I was so independent, it shocked everyone when I got married and then had kids. I didn't want to depend on anyone, or have anyone depend on me. There can be risk but great reward in trusting and being trusted in an interdependent relationship.
That's part of what makes it such a sacrifice. The repetitive, thankless, never ending aspect of the job that can be at times somewhat isolating, all factor into putting your children's needs above your own.
Hi girl - love your comment and sacrifice for your children! Only thing that gave me pause was going back to work when kids old enuf to be home alone. I was a "latch key" kid, and came home to a dark and empty house every day. I swore I'd never do that to my kids. Just food for thot. Well done!
Thanks for the suggestion, puta. I have dabbled in gardening and like it but its just not the same. Don't get me wrong, love my dad but I need to find something I can do (for myself) that I get excited about. I know I'll figure out what it is, it's just taking longer than I'd hoped.
My husband would go nuts staying home. I prefer it. We do a mix of old & new. We trade some. We buy some. My husband has made some of our wood furniture. This summer, we're going to expand the garden & I'm going to start canning.
JLove: I stay home while my husband works. We're able to have all of the extras - cable, nice vehicles, flat screen TVs, etc.

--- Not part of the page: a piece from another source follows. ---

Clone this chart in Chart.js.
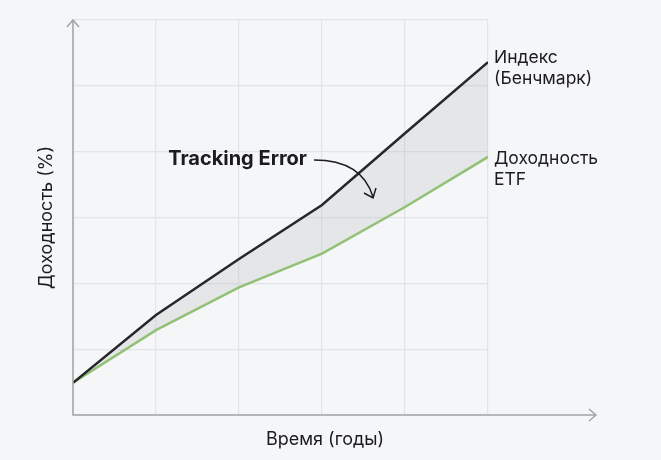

We just look for deals. I call the cable company to get better prices. I go to websites for coupons. It can be done.
as small as taking our plates to the sink shows he appreciates what I do. Just as me making our $ stretch shows that I appreciate what he does. I also get upset when people think what I do is easy or think it's "old-fashioned."
I don't get upset at all. I think some get jealous that they can't stay home. Others resent having to stay home. We don't have kids, but I'm able to stay home. While I know it's my job to take care of the house & cook, I get upset when my husband starts to take for granted what I do. Just something
You can have a schedule and a sense of accomplishment if you stay home. If I didn't make a schedule for myself, I wouldn't get anything done. I feel really good at the end of the day when I've got a clean house & a good meal to feed my husband. Plus, I've taken care of all if our critters.
Married or not, I'd love to never have to work. As long as the bills are paid and my hypothetical spouse doesn't mind.
Depends on the situation. I am currently a stay at home mom and while its a very tough job, I love it. I will go back to work someday when we are done having kids and youngest is old enough to stay home by him/herself.